Präsentationsfolie (zur Vergrößerung bitte anklicken)Quelle: Techniker Krankenkasse

"Zumindest für diejenigen, die schon ihren Arbeitstag vor dem Bildschirm verbringen, ist das keine Strategie, die wir empfehlen würden. Wenn man seinen Feierabend in der gleichen passiven Haltung vor dem flimmernden Bildschirm verbringt wie zuvor den Arbeitstag, ist das natürlich kein Ausgleich", so TK-Chef Baas. Der Stresspegel ist bei den Erwachsenen unter 40 tatsächlich am höchsten. Drei von vier Befragten stehen hier unter Druck, und nur fünf Prozent in dieser Altersgruppe haben keinen Stress (Bundesdurchschnitt: 14 Prozent). "In dieser Lebensphase kommt viel zusammen: Im Job werden die Karriereweichen gestellt, die Familie wird gegründet, und glücklicherweise sind die meisten in jungen Jahren so gesund, dass sich der Stress gar nicht so bemerkbar macht. Aber gerade angesichts der Mehrfachbelastungen und des langen Arbeitslebens, das noch vor ihnen liegt, ist regelmäßiger Ausgleich wichtig."

43 Prozent der Berufstätigen hierzulande fühlen sich abgearbeitet und verbraucht. Das sagen zwar vor allem Beschäftigte im höheren Erwerbsalter. Auffällig ist aber, dass auch 37 Prozent der Beschäftigten unter 40 das Gefühl bereits kennt. Insgesamt macht sich fast ein Fünftel der Berufstätigen Sorgen, das Arbeitstempo nicht mehr mithalten zu können.

Staatliche Regulierungen für die Betriebe sehen sowohl Baas als auch Stanislawski kritisch. "Wir brauchen eine Unternehmenskultur in den Betrieben, die es den Menschen ermöglicht, gesund zu arbeiten, zu regenerieren und Familie und Beruf in Einklang zu bringen. Dazu gehört auch, dass Feierabend ist mit der ständigen Erreichbarkeit," so der TK-Chef.

Stanislawski: "Die Unternehmen brauchen die Möglichkeit, flexibel agieren zu können, zum Beispiel wenn viel los ist, in der Urlaubszeit oder wenn jemand krank wird. Wichtig ist, dass die Beschäftigten aber auch wissen, dass das auch wieder ausgeglichen und nicht immer mehr gefordert wird. Das ist eine Frage der Haltung, das lässt sich nicht verordnen."

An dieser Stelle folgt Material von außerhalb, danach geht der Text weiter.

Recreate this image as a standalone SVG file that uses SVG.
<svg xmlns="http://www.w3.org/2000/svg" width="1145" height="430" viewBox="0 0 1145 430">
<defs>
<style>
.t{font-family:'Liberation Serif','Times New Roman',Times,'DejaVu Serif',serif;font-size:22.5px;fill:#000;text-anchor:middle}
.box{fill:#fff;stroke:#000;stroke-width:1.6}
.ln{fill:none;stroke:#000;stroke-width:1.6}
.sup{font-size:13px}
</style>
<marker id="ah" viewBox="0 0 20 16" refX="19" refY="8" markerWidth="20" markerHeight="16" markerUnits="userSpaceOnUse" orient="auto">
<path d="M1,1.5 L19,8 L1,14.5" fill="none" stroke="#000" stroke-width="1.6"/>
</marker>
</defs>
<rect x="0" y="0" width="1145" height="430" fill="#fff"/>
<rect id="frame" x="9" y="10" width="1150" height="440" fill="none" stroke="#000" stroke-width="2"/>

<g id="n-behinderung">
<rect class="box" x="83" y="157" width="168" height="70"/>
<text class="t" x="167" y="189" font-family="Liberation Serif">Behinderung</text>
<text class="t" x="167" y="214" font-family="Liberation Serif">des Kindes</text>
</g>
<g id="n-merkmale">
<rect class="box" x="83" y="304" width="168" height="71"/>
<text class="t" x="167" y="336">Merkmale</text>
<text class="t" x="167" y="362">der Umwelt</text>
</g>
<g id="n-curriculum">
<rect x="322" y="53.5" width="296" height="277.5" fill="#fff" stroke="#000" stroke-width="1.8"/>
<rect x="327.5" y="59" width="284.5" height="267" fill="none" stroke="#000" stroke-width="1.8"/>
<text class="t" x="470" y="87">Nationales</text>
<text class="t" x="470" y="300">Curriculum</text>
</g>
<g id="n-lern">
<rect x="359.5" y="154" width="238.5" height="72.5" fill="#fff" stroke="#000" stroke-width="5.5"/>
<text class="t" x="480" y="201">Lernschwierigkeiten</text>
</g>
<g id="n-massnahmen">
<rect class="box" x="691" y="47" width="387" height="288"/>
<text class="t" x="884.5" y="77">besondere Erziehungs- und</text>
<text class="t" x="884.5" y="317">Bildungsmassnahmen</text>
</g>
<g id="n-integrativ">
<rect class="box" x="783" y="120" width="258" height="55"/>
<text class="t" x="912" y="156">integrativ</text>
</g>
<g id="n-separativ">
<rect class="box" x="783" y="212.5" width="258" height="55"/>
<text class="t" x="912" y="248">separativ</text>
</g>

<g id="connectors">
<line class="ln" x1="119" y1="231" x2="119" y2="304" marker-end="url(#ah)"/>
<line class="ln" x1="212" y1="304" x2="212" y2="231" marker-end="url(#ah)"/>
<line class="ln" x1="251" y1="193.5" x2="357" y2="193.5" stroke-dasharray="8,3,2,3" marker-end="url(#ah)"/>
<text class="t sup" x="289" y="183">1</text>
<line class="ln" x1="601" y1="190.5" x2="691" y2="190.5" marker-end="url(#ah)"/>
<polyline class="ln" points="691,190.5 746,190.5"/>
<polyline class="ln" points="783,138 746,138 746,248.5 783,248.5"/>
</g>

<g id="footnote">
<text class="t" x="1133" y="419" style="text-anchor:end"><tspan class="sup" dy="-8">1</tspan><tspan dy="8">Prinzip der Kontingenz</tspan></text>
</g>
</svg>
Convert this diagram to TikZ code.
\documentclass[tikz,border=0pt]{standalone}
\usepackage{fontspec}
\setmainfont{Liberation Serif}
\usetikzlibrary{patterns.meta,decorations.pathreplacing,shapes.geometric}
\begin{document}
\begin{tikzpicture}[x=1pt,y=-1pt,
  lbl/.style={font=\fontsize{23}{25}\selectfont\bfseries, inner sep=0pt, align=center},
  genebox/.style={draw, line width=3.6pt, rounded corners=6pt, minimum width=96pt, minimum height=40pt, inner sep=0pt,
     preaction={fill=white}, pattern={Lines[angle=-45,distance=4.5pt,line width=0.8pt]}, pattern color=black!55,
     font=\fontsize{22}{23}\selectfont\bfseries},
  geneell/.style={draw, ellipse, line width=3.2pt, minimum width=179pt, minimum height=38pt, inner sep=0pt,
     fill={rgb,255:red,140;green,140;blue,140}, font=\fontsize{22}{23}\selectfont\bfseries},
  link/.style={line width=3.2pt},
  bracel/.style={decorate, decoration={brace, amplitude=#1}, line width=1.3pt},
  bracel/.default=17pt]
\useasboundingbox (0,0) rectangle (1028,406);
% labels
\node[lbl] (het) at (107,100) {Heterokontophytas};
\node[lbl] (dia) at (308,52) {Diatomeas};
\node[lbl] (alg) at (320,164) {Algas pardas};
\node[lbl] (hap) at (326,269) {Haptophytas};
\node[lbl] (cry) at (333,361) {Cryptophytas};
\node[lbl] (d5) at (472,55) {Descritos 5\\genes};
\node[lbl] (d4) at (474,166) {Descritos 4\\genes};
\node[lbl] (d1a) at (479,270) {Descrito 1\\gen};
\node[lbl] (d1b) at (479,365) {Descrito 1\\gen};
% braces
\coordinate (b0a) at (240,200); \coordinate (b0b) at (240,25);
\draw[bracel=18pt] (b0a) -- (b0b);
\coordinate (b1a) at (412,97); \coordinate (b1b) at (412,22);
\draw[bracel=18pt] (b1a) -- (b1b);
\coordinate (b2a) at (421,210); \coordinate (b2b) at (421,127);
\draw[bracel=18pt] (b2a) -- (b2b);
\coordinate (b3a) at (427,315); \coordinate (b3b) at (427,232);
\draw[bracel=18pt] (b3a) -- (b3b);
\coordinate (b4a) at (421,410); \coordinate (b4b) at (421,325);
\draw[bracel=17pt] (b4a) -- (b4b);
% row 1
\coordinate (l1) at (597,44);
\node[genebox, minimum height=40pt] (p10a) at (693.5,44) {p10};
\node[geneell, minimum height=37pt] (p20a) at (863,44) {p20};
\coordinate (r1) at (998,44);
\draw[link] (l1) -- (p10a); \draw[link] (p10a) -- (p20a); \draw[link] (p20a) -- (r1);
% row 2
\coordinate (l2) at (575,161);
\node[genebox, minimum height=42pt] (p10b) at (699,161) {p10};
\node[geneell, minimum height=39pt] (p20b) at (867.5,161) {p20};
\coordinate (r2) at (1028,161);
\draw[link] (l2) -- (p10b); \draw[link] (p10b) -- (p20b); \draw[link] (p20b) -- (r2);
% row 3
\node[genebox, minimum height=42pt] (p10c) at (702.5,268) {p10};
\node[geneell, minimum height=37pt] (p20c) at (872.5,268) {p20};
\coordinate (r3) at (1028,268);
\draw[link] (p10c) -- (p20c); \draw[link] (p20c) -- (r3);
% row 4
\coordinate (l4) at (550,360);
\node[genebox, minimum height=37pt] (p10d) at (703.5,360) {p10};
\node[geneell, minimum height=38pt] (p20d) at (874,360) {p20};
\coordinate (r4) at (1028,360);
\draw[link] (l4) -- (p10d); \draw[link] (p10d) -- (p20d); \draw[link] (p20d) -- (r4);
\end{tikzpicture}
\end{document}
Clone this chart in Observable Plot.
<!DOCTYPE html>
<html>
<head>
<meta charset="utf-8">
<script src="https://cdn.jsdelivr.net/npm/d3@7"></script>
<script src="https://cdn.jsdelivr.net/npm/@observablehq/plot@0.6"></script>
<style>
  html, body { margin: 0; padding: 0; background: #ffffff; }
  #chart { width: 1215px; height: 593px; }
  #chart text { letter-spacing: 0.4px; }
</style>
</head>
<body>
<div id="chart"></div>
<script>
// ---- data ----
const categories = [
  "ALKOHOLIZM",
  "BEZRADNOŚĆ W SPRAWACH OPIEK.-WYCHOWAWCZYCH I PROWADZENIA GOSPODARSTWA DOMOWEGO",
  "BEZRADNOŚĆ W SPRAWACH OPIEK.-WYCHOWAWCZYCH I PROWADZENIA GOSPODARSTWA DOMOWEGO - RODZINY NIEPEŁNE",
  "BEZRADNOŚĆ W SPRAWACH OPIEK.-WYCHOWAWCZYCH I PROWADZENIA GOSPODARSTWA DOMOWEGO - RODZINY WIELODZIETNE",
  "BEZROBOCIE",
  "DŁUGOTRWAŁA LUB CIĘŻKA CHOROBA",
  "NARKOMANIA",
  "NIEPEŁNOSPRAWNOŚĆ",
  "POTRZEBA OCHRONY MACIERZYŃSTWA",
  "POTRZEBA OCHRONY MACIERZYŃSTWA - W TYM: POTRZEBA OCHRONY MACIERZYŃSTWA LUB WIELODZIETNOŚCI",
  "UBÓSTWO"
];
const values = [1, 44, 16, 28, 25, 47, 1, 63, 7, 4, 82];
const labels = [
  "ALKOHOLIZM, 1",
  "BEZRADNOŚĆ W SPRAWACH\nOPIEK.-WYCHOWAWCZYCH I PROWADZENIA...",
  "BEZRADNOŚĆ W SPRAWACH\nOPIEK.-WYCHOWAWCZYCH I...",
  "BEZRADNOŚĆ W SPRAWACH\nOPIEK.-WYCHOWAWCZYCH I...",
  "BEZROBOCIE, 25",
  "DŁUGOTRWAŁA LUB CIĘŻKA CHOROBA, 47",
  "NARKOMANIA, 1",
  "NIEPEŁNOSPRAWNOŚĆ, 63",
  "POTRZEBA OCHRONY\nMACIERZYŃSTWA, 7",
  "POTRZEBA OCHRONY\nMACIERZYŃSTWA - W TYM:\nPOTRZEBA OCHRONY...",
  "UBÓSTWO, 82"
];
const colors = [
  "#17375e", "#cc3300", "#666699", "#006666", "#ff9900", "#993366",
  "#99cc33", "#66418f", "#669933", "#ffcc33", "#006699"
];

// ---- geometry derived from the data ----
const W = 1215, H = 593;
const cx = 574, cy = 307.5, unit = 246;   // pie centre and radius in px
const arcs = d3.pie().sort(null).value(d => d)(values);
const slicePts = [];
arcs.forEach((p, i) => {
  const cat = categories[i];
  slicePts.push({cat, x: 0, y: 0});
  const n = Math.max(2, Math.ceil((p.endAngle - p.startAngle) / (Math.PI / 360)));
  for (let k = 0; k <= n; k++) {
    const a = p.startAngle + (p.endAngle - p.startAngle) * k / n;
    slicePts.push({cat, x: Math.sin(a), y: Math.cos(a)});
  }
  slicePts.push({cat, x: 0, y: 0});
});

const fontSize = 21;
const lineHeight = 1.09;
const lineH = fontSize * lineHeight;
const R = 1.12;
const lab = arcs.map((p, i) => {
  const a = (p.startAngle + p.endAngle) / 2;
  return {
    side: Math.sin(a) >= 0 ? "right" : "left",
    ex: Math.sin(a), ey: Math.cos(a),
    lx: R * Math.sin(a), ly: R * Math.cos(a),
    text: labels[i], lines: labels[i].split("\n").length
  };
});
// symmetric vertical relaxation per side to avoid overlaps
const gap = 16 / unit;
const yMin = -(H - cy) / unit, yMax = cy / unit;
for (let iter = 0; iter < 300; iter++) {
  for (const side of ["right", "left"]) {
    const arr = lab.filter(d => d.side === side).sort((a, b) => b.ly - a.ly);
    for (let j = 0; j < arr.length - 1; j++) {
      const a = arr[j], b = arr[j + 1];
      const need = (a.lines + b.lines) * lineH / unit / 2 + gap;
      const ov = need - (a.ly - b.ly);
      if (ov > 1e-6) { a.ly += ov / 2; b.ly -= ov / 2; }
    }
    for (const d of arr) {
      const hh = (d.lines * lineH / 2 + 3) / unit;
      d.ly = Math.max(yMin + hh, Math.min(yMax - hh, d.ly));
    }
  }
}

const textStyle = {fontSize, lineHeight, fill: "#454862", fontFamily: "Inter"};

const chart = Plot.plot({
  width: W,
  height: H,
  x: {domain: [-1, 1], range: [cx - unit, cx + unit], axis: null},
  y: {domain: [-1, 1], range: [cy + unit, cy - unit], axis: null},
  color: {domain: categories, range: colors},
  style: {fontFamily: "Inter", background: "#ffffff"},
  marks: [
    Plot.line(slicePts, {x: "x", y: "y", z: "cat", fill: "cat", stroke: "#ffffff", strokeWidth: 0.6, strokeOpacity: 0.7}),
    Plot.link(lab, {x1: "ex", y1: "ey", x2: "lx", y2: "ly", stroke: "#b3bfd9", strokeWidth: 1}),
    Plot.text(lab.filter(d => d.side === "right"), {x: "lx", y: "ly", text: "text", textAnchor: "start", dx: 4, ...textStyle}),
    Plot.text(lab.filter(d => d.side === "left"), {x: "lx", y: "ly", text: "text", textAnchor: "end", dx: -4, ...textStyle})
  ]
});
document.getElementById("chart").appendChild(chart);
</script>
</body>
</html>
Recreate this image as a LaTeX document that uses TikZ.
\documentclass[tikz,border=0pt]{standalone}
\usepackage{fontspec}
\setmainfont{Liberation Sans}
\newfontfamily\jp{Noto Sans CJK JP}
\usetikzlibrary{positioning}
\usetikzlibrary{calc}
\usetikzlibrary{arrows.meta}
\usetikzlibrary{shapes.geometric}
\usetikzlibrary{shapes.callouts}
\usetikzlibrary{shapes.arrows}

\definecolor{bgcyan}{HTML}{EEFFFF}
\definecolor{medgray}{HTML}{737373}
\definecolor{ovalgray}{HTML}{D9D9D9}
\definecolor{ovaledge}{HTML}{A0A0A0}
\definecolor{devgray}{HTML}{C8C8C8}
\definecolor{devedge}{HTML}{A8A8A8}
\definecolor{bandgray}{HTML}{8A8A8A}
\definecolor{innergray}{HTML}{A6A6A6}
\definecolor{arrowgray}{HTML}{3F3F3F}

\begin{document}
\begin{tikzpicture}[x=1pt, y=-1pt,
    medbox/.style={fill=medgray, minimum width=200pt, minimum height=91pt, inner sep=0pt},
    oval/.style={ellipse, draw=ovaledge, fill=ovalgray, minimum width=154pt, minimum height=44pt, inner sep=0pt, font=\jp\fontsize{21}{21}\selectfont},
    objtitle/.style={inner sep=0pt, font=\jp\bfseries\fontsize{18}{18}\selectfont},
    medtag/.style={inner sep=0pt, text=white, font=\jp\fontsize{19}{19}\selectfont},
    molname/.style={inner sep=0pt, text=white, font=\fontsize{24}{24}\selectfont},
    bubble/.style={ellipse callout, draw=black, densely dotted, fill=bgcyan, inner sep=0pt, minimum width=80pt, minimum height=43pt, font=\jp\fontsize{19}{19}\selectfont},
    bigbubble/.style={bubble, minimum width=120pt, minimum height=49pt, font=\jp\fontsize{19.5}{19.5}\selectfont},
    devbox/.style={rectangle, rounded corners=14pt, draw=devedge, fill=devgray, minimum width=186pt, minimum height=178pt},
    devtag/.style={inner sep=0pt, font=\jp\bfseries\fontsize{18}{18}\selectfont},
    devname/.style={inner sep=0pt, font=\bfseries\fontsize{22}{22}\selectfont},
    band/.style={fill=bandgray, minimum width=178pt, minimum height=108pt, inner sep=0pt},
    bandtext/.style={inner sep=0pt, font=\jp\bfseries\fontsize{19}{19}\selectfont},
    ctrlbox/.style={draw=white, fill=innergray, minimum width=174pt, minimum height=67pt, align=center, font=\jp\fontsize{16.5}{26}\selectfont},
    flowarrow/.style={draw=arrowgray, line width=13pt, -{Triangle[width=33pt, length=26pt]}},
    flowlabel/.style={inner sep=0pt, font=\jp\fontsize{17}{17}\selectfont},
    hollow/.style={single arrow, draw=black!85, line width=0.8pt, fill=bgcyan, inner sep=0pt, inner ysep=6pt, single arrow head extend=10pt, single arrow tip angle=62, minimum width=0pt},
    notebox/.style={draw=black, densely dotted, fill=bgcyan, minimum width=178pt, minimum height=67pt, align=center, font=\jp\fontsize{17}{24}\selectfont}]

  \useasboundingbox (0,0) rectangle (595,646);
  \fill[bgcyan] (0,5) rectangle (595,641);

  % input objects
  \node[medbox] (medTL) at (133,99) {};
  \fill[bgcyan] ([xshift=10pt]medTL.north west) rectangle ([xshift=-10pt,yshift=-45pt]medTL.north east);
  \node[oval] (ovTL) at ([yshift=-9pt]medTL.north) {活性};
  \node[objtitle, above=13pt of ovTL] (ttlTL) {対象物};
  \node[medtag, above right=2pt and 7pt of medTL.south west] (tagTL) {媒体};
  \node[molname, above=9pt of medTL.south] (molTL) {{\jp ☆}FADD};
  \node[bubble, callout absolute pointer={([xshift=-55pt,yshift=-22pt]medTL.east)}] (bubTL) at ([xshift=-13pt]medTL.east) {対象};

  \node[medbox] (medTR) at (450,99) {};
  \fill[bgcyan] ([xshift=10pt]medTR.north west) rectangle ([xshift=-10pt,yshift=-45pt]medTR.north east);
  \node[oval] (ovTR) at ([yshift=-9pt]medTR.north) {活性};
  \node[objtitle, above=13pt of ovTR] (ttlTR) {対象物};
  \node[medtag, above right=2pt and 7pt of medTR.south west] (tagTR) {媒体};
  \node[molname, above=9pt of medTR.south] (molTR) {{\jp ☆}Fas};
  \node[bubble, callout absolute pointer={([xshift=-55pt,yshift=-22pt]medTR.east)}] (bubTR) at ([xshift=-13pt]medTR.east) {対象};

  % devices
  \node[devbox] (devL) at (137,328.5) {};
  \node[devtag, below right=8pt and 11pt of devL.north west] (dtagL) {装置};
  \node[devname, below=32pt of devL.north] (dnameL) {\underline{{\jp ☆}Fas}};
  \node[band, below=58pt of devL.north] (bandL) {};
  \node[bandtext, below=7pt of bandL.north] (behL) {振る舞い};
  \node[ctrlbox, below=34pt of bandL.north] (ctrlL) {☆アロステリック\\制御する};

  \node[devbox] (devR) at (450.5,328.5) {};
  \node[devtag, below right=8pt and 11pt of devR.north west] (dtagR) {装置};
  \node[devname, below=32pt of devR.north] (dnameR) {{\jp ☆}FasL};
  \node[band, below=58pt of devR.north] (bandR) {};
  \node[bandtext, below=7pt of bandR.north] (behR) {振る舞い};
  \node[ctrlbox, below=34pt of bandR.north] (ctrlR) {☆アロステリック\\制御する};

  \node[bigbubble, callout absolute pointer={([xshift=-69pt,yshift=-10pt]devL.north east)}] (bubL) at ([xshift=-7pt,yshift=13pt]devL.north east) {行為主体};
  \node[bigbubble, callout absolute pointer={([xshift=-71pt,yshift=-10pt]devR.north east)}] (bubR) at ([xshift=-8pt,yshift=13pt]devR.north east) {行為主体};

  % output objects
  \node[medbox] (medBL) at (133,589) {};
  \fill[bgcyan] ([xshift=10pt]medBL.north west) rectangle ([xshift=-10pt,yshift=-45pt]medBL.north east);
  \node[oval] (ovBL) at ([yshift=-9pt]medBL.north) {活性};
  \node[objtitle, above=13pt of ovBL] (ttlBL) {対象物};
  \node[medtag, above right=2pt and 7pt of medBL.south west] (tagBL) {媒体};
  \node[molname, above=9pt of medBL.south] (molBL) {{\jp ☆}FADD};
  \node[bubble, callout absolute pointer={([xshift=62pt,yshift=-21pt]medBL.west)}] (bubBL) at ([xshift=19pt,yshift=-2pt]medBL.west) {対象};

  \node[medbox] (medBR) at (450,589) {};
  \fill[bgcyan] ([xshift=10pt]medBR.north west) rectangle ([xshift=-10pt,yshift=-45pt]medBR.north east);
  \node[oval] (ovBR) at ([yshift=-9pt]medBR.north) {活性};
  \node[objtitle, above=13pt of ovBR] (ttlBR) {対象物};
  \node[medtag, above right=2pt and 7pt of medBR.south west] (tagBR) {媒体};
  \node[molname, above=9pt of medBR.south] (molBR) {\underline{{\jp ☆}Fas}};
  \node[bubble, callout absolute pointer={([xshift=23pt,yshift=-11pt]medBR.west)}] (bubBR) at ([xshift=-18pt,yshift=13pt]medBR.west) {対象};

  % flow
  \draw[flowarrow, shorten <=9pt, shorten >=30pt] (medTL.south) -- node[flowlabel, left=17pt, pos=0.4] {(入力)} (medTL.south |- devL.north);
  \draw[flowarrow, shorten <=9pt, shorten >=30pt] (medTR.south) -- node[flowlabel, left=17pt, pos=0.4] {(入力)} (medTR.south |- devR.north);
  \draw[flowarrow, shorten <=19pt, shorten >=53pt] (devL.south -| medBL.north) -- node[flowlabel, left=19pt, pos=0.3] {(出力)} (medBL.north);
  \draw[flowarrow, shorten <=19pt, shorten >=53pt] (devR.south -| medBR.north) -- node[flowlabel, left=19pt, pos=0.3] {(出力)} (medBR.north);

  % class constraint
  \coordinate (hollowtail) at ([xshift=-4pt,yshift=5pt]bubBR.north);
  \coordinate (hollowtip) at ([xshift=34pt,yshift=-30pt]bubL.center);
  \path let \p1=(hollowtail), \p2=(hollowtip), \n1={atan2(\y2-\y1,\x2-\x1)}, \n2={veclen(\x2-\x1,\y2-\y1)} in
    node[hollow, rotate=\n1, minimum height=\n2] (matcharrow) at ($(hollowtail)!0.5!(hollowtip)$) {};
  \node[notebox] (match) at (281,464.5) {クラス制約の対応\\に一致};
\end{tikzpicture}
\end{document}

Auch bei den Berufstätigen spielt die Einstellung offenbar eine große Rolle: 42 Prozent sagen, dass beruflicher Stress sie eher anspornt als belastet. "Ob man Stress als Herausforderung oder als Belastung empfindet, hängt offenbar damit zusammen, ob man eine Aufgabe hat, die Spaß macht", so TK-Experte Wendt. Das können immerhin sieben von zehn Berufstätigen von ihrer Arbeit sagen, knapp ein Viertel sieht den Job nur als Broterwerb, und für einen von 20 ist der Beruf reiner Frust.